Sunday 24 November 2013

Boundaries and the Social Worker

Hello Readers,

I want to give a special mention to those Social Workers who are in the military as in Canada November 11 was Remembrance Day.  These Social Workers face unique challenges that many of us will never experience.  Often they are in the trenches (at least metaphorically) with the people they are trying to help.  They too are missing their family members and friends on top of facing professional isolation.  There is likely little separation between their work and personal lives when they are on duty and their own safety can be put at risk in work zones.  Anyway, I wanted to let those Social Workers know we are thinking of them.

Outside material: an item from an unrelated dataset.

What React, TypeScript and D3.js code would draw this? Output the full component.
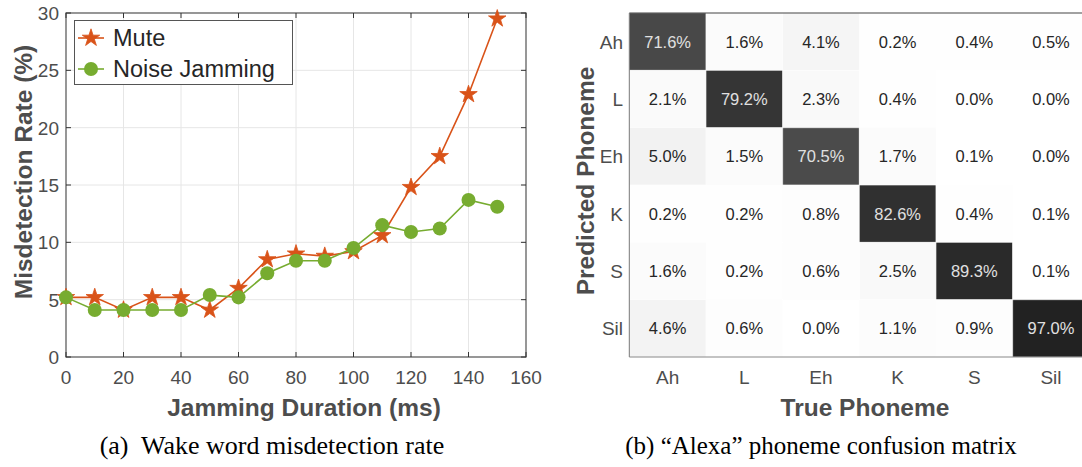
import * as d3 from 'd3';

const durations = [0, 10, 20, 30, 40, 50, 60, 70, 80, 90, 100, 110, 120, 130, 140, 150];
const muteRate = [5.2, 5.2, 4.1, 5.2, 5.2, 4.1, 6.0, 8.5, 9.0, 8.8, 9.2, 10.6, 14.8, 17.5, 22.9, 29.5];
const noiseRate = [5.2, 4.1, 4.1, 4.1, 4.1, 5.4, 5.2, 7.3, 8.4, 8.4, 9.5, 11.5, 10.9, 11.2, 13.7, 13.1];
const xTicks = [0, 20, 40, 60, 80, 100, 120, 140, 160];
const yTicks = [0, 5, 10, 15, 20, 25, 30];

const phonemes = ['Ah', 'L', 'Eh', 'K', 'S', 'Sil'];
// rows = predicted, cols = true
const confusion = [
  [71.6, 1.6, 4.1, 0.2, 0.4, 0.5],
  [2.1, 79.2, 2.3, 0.4, 0.0, 0.0],
  [5.0, 1.5, 70.5, 1.7, 0.1, 0.0],
  [0.2, 0.2, 0.8, 82.6, 0.4, 0.1],
  [1.6, 0.2, 0.6, 2.5, 89.3, 0.1],
  [4.6, 0.6, 0.0, 1.1, 0.9, 97.0],
];

const SANS = '"Liberation Sans", Arial, Helvetica, sans-serif';
const SERIF = '"Liberation Serif", "Times New Roman", serif';
const MUTE = '#d95319';
const NOISE = '#77ac30';
const AX = '#4d4d4d';
const TICK = 19;
const LAB = 24.5;

function LinePanel() {
  const x = d3.scaleLinear().domain([0, 160]).range([66, 526]);
  const y = d3.scaleLinear().domain([0, 30]).range([357, 13]);
  const line = d3.line<number>().x((_, i) => x(durations[i])).y(d => y(d));
  const star = d3.symbol().type(d3.symbolStar).size(95)();
  const circ = d3.symbol().type(d3.symbolCircle).size(155)();
  const [x0, x1] = x.range();
  const [y0, y1] = y.range();
  const tl = 5;

  return (
    <g>
      {/* grid */}
      {xTicks.slice(1, -1).map(t => (
        <line key={'gx' + t} x1={x(t)} x2={x(t)} y1={y1} y2={y0} stroke="#e6e6e6" strokeWidth={1} />
      ))}
      {yTicks.slice(1, -1).map(t => (
        <line key={'gy' + t} x1={x0} x2={x1} y1={y(t)} y2={y(t)} stroke="#e6e6e6" strokeWidth={1} />
      ))}
      {/* box */}
      <rect x={x0} y={y1} width={x1 - x0} height={y0 - y1} fill="none" stroke="#262626" strokeOpacity={0.8} strokeWidth={1.2} />
      {/* ticks */}
      {xTicks.map(t => (
        <g key={'tx' + t}>
          <line x1={x(t)} x2={x(t)} y1={y0} y2={y0 - tl} stroke="#333" />
          <line x1={x(t)} x2={x(t)} y1={y1} y2={y1 + tl} stroke="#333" />
          <text x={x(t)} y={384} textAnchor="middle" fontFamily={SANS} fontSize={TICK} fill={AX}>{t}</text>
        </g>
      ))}
      {yTicks.map(t => (
        <g key={'ty' + t}>
          <line x1={x0} x2={x0 + tl} y1={y(t)} y2={y(t)} stroke="#333" />
          <line x1={x1} x2={x1 - tl} y1={y(t)} y2={y(t)} stroke="#333" />
          <text x={x0 - 7} y={y(t) + 7} textAnchor="end" fontFamily={SANS} fontSize={TICK} fill={AX}>{t}</text>
        </g>
      ))}
      {/* series */}
      <path d={line(muteRate) || ''} fill="none" stroke={MUTE} strokeWidth={1.6} />
      <path d={line(noiseRate) || ''} fill="none" stroke={NOISE} strokeWidth={1.6} />
      {muteRate.map((v, i) => (
        <path key={'m' + i} d={star} transform={`translate(${x(durations[i])},${y(v)})`} fill={MUTE} stroke={MUTE} strokeWidth={0.8} />
      ))}
      {noiseRate.map((v, i) => (
        <path key={'n' + i} d={circ} transform={`translate(${x(durations[i])},${y(v)})`} fill={NOISE} />
      ))}
      {/* labels */}
      <text x={304} y={416} textAnchor="middle" fontFamily={SANS} fontSize={LAB} fontWeight="bold" fill={AX}>Jamming Duration (ms)</text>
      <text transform="translate(32,172) rotate(-90)" textAnchor="middle" fontFamily={SANS} fontSize={LAB} fontWeight="bold" fill={AX}>Misdetection Rate (%)</text>
      {/* legend */}
      <rect x={74.5} y={20.5} width={218} height={64} fill="#fff" stroke="#555" strokeWidth={1} />
      <line x1={78} x2={104} y1={38} y2={38} stroke={MUTE} strokeWidth={1.6} />
      <path d={star} transform="translate(91,38)" fill={MUTE} stroke={MUTE} strokeWidth={0.8} />
      <text x={113} y={46} fontFamily={SANS} fontSize={23.5} fill="#262626">Mute</text>
      <line x1={78} x2={104} y1={69} y2={69} stroke={NOISE} strokeWidth={1.6} />
      <path d={circ} transform="translate(91,69)" fill={NOISE} />
      <text x={113} y={77} fontFamily={SANS} fontSize={23.5} fill="#262626">Noise Jamming</text>
      <text x={272} y={454} textAnchor="middle" fontFamily={SERIF} fontSize={26} fill="#000" style={{ whiteSpace: 'pre' }}>(a)  Wake word misdetection rate</text>
    </g>
  );
}

function HeatPanel() {
  const x = d3.scaleBand().domain(phonemes).range([629.3, 1089.3]);
  const y = d3.scaleBand().domain(phonemes).range([13, 357]);
  const color = d3.scaleLinear<string>().domain([0, 80, 97]).range(['#ffffff', '#333333', '#222222']);
  const bw = x.bandwidth();
  const bh = y.bandwidth();
  const fmt = d3.format('.1f');

  return (
    <g>
      {confusion.map((row, r) =>
        row.map((v, c) => (
          <rect key={`c${r}-${c}`} x={x(phonemes[c])} y={y(phonemes[r])} width={bw} height={bh} fill={color(v)} />
        ))
      )}
      {confusion.map((row, r) =>
        row.map((v, c) => (
          <rect key={`g${r}-${c}`} x={x(phonemes[c])} y={y(phonemes[r])} width={bw} height={bh} fill="none" stroke="#ffffff" strokeOpacity={0.35} strokeWidth={1} />
        ))
      )}
      {confusion.map((row, r) =>
        row.map((v, c) => (
          <text key={`t${r}-${c}`} x={(x(phonemes[c]) || 0) + bw / 2} y={(y(phonemes[r]) || 0) + bh / 2 + 6}
            textAnchor="middle" fontFamily={SANS} fontSize={16.5} fill={v > 50 ? '#e0e0e0' : '#262626'}>
            {fmt(v)}%
          </text>
        ))
      )}
      <line x1={629.3} x2={1082} y1={13} y2={13} stroke="#444" strokeWidth={1.2} />
      <line x1={629.3} x2={629.3} y1={13} y2={357} stroke="#777" strokeWidth={1} />
      <line x1={629.3} x2={1082} y1={357} y2={357} stroke="#888" strokeWidth={1} />
      {phonemes.map(p => (
        <text key={'r' + p} x={623} y={(y(p) || 0) + bh / 2 + 7} textAnchor="end" fontFamily={SANS} fontSize={TICK} fill={AX}>{p}</text>
      ))}
      {phonemes.map(p => (
        <text key={'col' + p} x={(x(p) || 0) + bw / 2} y={384} textAnchor="middle" fontFamily={SANS} fontSize={TICK} fill={AX}>{p}</text>
      ))}
      <text x={865} y={416} textAnchor="middle" fontFamily={SANS} fontSize={LAB} fontWeight="bold" fill={AX}>True Phoneme</text>
      <text transform="translate(594,181) rotate(-90)" textAnchor="middle" fontFamily={SANS} fontSize={LAB} fontWeight="bold" fill={AX}>Predicted Phoneme</text>
      <text x={821} y={454} textAnchor="middle" fontFamily={SERIF} fontSize={25} fill="#000" style={{ whiteSpace: 'pre' }}>(b) “Alexa” phoneme confusion matrix</text>
    </g>
  );
}

export default function App() {
  return (
    <svg width={1082} height={467} viewBox="0 0 1082 467" style={{ position: 'absolute', left: 0, top: 0, background: '#fff' }}>
      <rect width={1082} height={467} fill="#fff" />
      <LinePanel />
      <HeatPanel />
    </svg>
  );
}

In regards to the topic of my post, this is something I have been working very hard on lately.  Creating boundaries.  Most of the time I feel this heavy weight of responsibility on my shoulders - at work and at home.  I worry about my career and if it is on track.  I hope I am making the best decisions possible for my future and for my life today.  And I am learning to say no when work cuts into my personal time, especially when it doesn't need to.  Also, I feel like I am doing a better job at educating my supervisor about how long my job really takes to do because the time frames she gives me are often not realistic.  For my personal life, I am now creating boundaries with my volunteering.  The person I am supposed to be helping has been stringing me along and as much as my mother wants me to keep trying I am getting frustrated.  I do not like chasing people when it's not related to work!  Like many Social Workers I have been so good at giving thoughtful advice to others, and now I am beginning to realize I deserve the same amount of consideration for myself.  I am learning what I can handle and what my boundaries are and I am now starting to put up a fight when both are being threatened.